Ces trois formes d’évaluation peuvent s’appuyer sur plusieurs instruments de mesure, et donc pas seulement sur des notes. Dans les écoles suisses, à l’exception du jardin d’enfants et, parfois, des premières classes de l’école primaire, l’évaluation sommative se fait au moyen de notes chiffrées. Celles-ci sont utilisées, d’une part, pour sélectionner les élèves aptes à passer au degré supérieur. D’autre part, elles sont un moyen de répondre au besoin d’information des parents, des entreprises formatrices, des élèves, etc. sur les performances scolaires des jeunes. Elles peuvent également les inciter à faire aussi bien ou mieux que leurs camarades. En regard de ces avantages, il y a entre autres un inconvénient: elles peuvent peser sur la motivation à apprendre des élèves ayant de mauvaises notes.

Les écoles sont confrontées à un dilemme entre l’encouragement individuel des élèves et une sélection fondée sur des critères comparables.
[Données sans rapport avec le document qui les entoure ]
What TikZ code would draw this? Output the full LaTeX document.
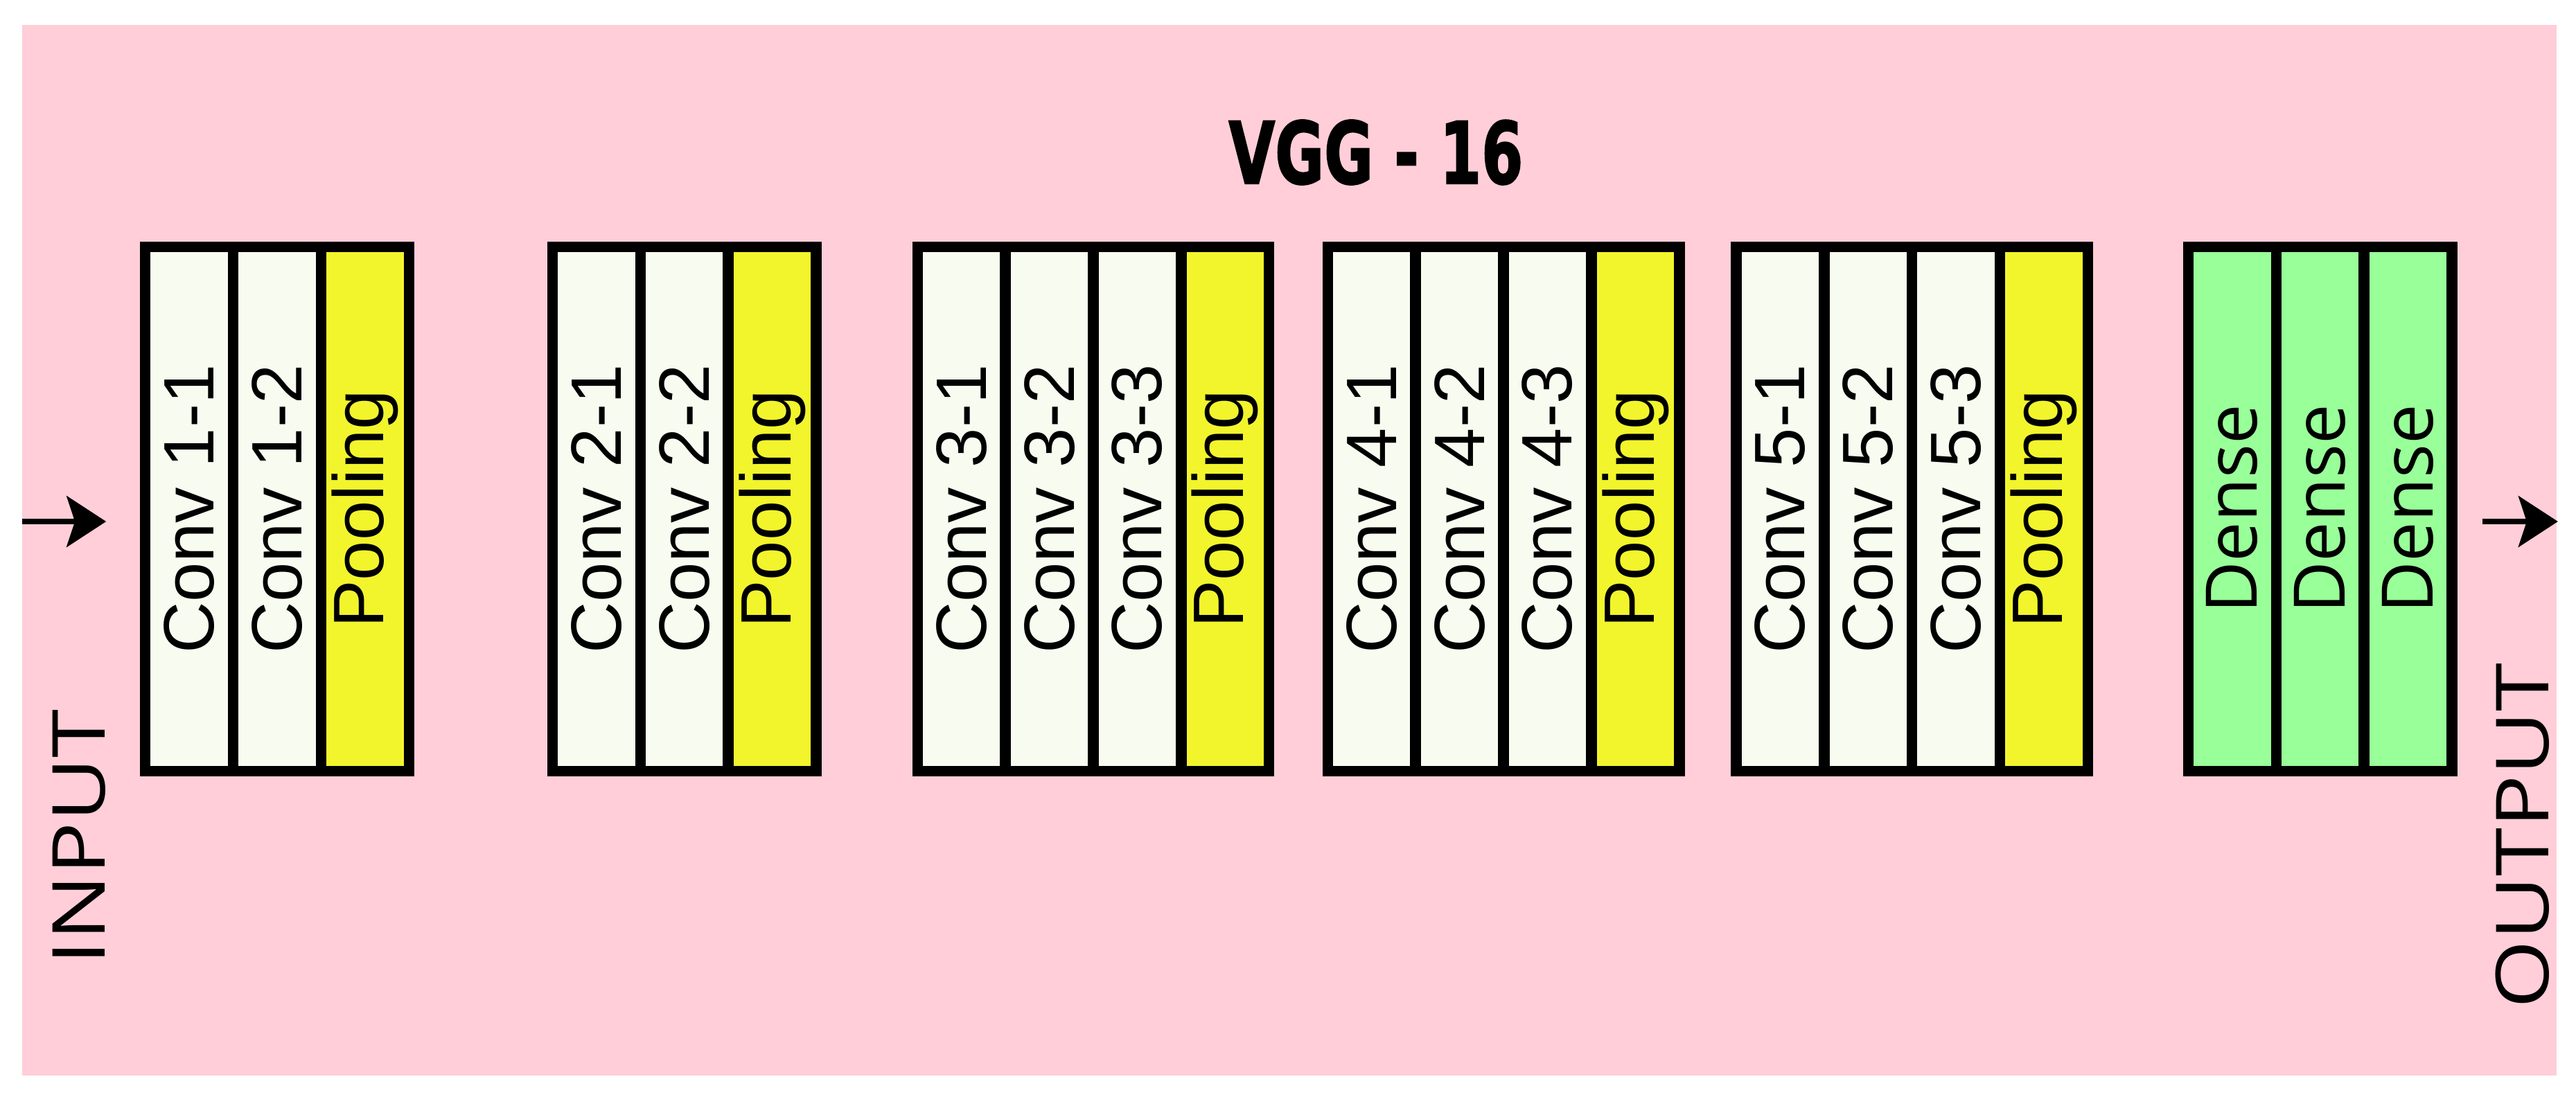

L’encouragement individuel nécessite une évaluation formative. Il est en partie entravé par des évaluations sommatives, fondées sur des notes par exemple, tandis que la sélection fondée sur des critères comparables nécessite des notes justement. Ce dilemme montre la complexité du travail réalisé quotidiennement dans les écoles: en matière d’évaluation, les enseignants doivent souvent satisfaire simultanément à des exigences différentes. D’un côté, ils aimeraient encourager chaque élève individuellement et l’amener le plus loin possible. De l’autre, ils doivent procéder à une évaluation qui permette une sélection équitable, surtout avant les grandes transitions. Tout l’enjeu est de trouver un moyen approprié de répondre à ces deux exigences.